▶ **SHORT TASK**
Read the records below. Copy each line where the string "this" occurs.

Records excerpted from a collection:
—————

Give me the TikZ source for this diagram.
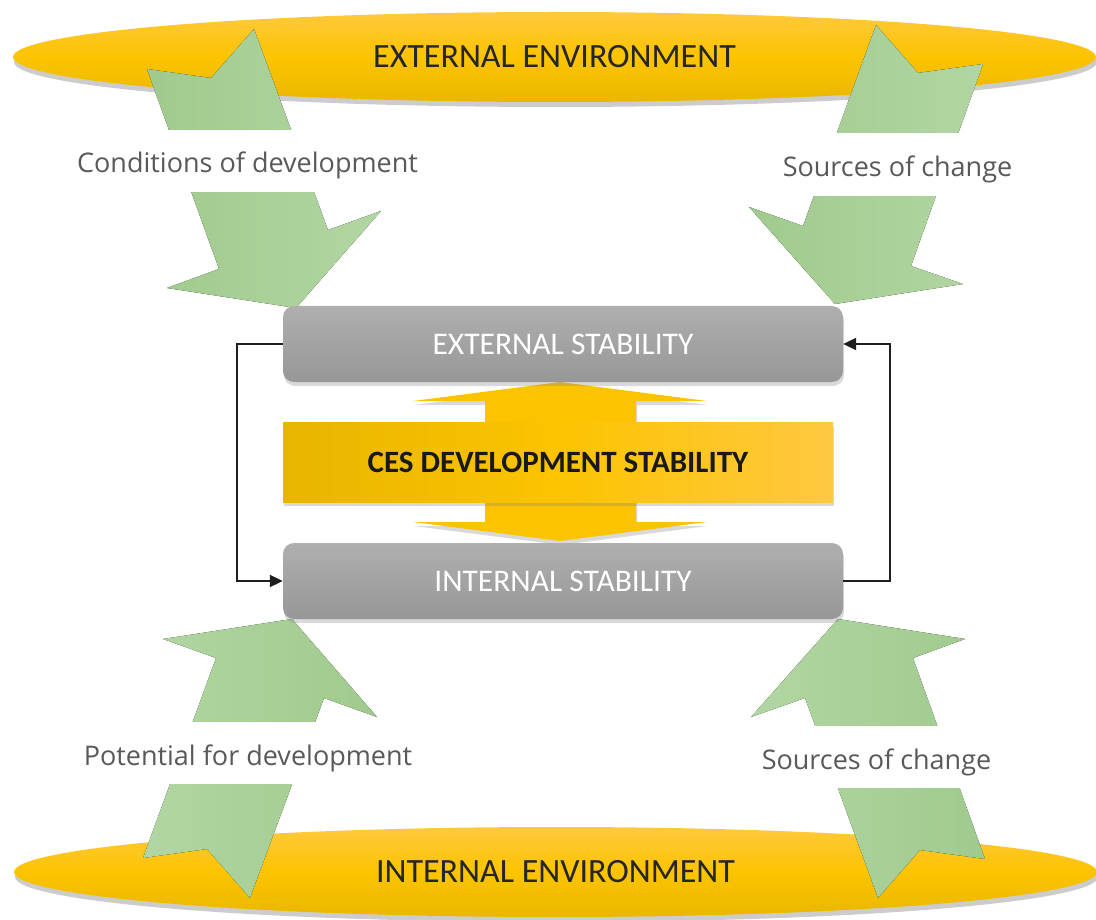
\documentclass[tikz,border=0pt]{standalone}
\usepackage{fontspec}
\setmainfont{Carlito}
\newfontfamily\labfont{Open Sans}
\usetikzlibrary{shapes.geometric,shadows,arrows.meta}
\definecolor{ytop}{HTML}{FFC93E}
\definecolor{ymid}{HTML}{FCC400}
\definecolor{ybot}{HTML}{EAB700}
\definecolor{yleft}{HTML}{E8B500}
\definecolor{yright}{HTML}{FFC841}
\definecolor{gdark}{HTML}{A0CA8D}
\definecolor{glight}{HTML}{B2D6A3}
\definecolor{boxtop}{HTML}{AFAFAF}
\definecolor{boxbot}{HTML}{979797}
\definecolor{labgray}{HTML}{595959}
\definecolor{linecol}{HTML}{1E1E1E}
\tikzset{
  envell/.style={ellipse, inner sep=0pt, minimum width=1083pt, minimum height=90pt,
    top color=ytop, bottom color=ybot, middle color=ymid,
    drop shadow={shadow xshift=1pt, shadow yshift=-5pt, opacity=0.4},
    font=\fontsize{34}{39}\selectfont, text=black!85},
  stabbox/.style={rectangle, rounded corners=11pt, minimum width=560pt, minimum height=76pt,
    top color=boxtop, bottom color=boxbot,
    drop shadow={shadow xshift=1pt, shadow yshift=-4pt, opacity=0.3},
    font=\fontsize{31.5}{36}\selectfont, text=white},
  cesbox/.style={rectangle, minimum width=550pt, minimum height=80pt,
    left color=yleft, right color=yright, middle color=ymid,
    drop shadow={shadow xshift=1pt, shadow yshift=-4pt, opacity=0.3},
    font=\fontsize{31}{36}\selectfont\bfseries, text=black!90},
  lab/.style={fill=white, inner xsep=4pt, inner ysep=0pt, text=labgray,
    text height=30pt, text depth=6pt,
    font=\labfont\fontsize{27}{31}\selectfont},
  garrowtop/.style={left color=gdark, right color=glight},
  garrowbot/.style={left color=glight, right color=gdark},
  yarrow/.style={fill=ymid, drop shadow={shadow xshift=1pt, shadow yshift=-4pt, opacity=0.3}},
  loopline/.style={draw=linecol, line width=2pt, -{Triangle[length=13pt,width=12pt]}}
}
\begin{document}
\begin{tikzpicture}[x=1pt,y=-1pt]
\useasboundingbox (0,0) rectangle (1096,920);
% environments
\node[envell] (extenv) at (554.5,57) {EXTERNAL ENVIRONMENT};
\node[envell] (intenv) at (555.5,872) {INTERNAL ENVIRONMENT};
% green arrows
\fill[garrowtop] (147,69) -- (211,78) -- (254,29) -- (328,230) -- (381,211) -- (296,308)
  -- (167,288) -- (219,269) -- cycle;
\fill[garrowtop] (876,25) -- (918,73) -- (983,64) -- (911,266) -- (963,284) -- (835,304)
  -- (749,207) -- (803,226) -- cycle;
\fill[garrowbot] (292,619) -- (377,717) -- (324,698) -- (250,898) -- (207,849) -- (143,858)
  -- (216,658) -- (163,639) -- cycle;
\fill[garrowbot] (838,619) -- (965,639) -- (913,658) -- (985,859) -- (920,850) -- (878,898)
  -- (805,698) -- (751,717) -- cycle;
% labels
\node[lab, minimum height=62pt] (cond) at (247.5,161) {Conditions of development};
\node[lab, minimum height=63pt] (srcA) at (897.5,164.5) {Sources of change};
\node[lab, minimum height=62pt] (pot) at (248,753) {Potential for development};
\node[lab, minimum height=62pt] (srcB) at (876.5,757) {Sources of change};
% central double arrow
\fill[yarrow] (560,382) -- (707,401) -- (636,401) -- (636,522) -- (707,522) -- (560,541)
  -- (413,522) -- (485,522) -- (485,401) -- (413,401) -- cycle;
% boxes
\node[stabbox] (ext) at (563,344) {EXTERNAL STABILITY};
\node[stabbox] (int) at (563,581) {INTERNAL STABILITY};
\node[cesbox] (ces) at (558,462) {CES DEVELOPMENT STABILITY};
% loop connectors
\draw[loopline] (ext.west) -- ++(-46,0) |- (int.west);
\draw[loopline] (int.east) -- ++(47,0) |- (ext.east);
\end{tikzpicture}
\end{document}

—————

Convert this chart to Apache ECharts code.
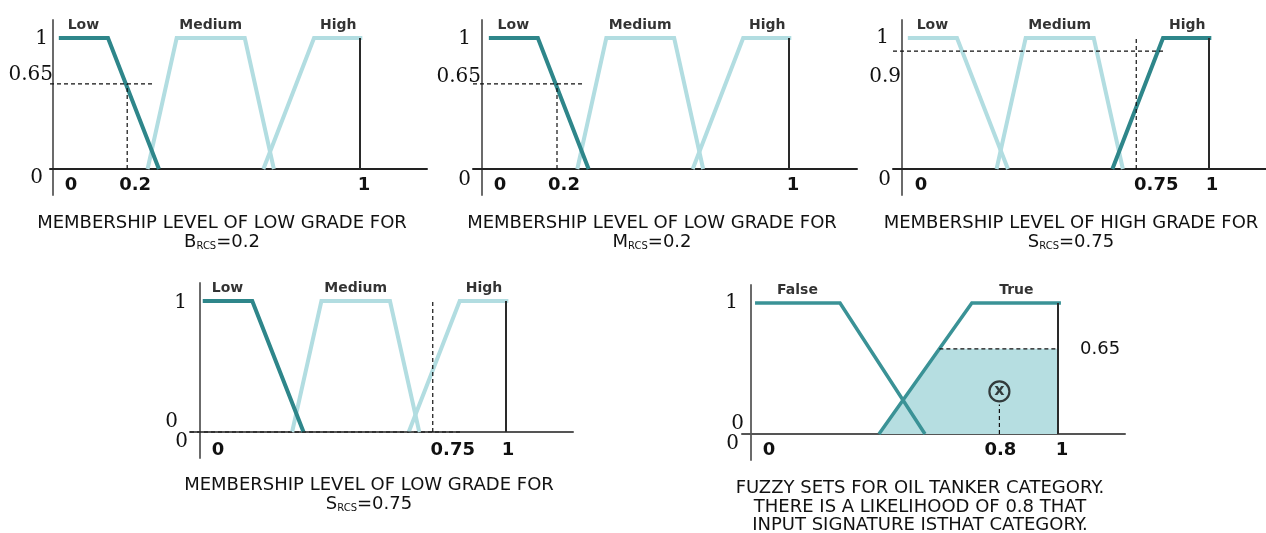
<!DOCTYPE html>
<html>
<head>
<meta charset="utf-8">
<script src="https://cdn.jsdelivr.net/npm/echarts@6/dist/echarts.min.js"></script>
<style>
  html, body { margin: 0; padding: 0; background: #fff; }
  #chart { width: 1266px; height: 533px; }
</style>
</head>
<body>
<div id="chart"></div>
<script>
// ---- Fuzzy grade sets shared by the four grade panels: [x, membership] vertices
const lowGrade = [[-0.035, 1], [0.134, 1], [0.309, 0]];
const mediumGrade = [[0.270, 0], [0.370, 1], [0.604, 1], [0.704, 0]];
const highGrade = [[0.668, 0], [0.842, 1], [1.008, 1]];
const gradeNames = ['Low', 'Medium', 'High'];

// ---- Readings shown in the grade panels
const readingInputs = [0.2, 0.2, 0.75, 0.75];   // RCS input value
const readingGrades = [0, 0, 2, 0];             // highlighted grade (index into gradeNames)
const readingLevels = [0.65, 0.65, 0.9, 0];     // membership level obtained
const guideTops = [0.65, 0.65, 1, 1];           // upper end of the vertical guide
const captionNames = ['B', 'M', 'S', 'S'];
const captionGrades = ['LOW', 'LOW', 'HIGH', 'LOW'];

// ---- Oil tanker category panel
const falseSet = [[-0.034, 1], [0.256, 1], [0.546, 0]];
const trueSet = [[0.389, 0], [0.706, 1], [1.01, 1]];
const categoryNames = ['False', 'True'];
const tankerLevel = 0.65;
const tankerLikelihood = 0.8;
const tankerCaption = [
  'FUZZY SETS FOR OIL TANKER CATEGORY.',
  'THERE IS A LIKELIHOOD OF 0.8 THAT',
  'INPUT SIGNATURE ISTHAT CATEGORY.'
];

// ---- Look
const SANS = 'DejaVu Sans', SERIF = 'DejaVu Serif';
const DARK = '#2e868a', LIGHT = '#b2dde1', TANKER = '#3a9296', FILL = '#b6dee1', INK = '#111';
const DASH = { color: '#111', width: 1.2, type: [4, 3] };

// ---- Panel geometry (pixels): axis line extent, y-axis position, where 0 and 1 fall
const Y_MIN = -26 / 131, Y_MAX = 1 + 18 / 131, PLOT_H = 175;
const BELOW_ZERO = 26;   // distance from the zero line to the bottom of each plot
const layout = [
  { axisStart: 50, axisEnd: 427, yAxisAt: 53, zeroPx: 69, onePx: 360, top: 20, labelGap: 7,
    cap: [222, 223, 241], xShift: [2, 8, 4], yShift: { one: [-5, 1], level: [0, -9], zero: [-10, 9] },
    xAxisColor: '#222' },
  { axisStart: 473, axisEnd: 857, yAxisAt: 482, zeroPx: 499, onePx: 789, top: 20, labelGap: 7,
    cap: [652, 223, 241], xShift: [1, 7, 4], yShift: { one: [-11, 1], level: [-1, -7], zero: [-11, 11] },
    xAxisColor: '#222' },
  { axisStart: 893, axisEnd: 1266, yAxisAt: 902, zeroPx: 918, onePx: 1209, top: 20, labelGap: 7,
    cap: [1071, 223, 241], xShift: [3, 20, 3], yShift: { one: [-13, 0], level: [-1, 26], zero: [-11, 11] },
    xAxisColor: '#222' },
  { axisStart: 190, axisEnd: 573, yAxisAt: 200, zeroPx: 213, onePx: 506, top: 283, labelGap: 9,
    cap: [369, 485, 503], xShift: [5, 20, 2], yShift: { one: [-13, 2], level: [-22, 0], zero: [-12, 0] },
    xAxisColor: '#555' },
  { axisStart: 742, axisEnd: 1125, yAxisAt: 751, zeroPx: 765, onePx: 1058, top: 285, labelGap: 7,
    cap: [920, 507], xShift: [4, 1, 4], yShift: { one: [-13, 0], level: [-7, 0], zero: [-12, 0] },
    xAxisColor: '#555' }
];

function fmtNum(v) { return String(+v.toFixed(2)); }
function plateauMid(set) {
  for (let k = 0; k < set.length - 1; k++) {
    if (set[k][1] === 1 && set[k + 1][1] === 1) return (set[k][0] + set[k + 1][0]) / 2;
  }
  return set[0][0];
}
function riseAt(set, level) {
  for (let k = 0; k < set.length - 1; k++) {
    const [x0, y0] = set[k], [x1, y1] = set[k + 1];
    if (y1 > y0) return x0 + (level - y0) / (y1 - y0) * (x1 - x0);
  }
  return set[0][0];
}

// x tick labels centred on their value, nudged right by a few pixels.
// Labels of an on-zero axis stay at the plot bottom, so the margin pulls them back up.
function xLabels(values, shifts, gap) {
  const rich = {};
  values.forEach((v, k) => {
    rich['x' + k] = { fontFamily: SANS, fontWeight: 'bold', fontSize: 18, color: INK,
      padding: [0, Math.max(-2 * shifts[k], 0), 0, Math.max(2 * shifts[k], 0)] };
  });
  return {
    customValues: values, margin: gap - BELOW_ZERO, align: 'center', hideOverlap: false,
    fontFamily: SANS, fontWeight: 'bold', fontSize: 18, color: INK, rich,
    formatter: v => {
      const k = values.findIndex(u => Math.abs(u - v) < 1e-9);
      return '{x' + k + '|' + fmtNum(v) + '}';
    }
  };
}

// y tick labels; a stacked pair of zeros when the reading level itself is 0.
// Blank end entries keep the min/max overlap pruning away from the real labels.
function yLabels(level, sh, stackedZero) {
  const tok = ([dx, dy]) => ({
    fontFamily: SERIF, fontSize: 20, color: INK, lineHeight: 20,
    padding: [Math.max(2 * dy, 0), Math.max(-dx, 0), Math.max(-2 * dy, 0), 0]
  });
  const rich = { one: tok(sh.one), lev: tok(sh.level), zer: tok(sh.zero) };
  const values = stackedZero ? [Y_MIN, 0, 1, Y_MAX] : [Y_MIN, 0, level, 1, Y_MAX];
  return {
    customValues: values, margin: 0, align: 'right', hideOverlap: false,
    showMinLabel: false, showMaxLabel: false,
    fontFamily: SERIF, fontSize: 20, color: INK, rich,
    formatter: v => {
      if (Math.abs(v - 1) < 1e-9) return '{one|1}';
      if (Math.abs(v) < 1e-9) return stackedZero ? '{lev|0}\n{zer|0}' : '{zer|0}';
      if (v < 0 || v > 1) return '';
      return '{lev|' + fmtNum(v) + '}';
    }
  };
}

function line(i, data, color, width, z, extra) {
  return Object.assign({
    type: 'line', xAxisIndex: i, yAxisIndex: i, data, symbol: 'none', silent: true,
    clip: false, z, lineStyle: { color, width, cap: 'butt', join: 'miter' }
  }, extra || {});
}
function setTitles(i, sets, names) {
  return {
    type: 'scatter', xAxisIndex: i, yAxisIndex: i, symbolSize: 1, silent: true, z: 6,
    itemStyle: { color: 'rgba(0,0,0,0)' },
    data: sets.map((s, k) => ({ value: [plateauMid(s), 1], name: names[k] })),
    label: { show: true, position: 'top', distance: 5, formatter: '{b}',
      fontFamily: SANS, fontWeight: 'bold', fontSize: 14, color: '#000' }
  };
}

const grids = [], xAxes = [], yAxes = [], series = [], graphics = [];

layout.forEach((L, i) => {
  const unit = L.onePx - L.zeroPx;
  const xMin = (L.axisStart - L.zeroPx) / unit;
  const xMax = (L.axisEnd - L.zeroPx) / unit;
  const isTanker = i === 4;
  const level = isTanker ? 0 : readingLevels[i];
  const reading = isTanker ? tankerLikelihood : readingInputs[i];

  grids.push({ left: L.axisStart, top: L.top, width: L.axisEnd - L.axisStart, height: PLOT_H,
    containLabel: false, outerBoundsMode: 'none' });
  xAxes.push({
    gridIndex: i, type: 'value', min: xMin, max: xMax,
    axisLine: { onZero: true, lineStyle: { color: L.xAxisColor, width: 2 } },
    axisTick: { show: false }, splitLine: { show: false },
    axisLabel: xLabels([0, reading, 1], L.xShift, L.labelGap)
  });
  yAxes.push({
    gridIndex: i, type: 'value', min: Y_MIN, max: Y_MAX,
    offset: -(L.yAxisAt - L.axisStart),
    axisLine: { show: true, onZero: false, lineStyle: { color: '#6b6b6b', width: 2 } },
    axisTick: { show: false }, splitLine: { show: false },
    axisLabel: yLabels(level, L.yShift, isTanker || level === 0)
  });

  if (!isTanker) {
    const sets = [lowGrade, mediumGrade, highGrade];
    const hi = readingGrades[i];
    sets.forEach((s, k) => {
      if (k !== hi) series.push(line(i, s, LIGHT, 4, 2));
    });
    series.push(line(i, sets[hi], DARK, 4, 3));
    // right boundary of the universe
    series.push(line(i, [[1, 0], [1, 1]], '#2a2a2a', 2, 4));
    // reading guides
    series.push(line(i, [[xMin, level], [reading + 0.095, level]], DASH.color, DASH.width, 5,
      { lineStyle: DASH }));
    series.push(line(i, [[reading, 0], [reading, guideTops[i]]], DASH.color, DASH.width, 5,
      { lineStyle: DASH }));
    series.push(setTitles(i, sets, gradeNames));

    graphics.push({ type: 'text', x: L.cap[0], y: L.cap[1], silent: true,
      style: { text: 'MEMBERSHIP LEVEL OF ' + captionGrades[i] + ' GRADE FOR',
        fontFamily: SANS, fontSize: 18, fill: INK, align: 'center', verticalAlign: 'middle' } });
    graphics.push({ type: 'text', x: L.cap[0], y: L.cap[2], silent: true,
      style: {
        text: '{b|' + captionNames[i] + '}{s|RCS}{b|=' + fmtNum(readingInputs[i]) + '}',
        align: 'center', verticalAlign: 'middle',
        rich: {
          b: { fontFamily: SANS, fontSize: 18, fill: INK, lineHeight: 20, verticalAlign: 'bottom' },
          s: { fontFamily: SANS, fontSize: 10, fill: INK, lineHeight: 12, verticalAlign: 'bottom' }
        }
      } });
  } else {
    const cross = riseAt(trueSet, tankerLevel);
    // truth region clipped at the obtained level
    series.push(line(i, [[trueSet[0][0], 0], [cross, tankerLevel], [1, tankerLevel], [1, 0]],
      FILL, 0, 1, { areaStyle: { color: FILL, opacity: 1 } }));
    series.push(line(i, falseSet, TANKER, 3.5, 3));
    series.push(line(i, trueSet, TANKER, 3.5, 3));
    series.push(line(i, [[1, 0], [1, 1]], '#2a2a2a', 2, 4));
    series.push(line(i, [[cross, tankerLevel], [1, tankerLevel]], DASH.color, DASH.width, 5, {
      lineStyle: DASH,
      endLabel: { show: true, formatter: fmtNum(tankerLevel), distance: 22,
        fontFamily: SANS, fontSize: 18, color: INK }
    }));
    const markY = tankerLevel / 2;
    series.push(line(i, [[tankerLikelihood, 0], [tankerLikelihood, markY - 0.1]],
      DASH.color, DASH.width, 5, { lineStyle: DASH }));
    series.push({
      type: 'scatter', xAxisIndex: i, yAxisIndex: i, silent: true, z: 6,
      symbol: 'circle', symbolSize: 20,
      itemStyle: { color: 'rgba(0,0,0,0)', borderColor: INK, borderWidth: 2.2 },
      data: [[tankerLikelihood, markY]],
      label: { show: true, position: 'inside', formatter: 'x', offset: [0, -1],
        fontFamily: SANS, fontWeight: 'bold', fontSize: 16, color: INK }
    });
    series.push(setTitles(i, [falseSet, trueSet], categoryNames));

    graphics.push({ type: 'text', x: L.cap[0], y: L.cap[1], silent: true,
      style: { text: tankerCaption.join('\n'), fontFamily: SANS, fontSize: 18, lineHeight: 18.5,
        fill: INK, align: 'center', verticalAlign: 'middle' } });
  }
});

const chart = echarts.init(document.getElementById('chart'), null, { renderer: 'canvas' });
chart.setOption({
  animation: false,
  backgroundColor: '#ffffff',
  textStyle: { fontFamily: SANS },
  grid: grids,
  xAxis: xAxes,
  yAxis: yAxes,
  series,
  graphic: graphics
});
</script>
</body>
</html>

—————

▶ **WRITTEN ANSWER**
Give me the TikZ source for this diagram.
Convert this chart to Apache ECharts code.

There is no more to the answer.